There has been movement in the first week of 2019, with Kevin van Veen, who was one of the club’s top earners, being sold back to Scunthorpe United and Yaser Kasim having his contract cancelled, while George Cox has come in on loan from Brighton & Hove Albion.

And it may well be the case that players are going to have to be moved on before others are brought in.

Asked what other business the Cobblers fans can expect the club to do ahead of January 31, Curle was, unsurprisingly, not giving too much away, and he hinted he may be happy to work with the majority of what he has until the summer at least.

Keith Curle

“We are always looking, but I think the important thing from this window is that you always have to have one eye on good housekeeping,” said the Town boss.

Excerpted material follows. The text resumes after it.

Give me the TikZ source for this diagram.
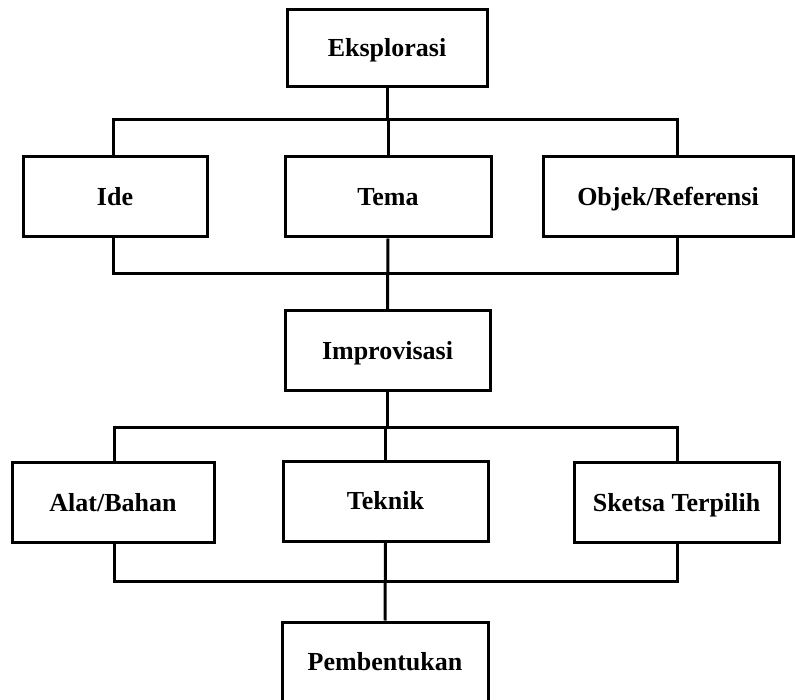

“I have inherited a squad that is quite sizeable in numbers, and a very healthy budget that is used up by the players that are here.

“Trying to add to that budget is not easy, but it is made easier with players going in a different direction.

“Part of the housekeeping is there a player here who can get more game time elsewhere and further their careers?

“That would then make the job easier, but we have a competitive squad for where we are.”

The sale of top scorer van Veen was one that took most people by surprise, but Curle reiterated his belief that allowing the Dutchman to leave was in the best interests of all concerned.

“When I came to the football club I was told about Kevin, and I knew about him and his skill-sets,” said Curle.

“He is a very interesting character and not your normal, stereotypical footballer, and the more I got to know him, I got to quite like him, because he is different.

“Kevin is a player that, on the field, everybody can identify the areas within his game that are very good.

“But a lot people will also identify there are certain aspects of his game that needed to improve, and I think they were improving.

“But as I said before, transfers out of the football club will have to be right for club, right for the player and right for myself, and if all of those boxes are ticked then the deals will happen.

“That was a situation where every single box was ticked, all parties were happy, and we wish Kevin well.”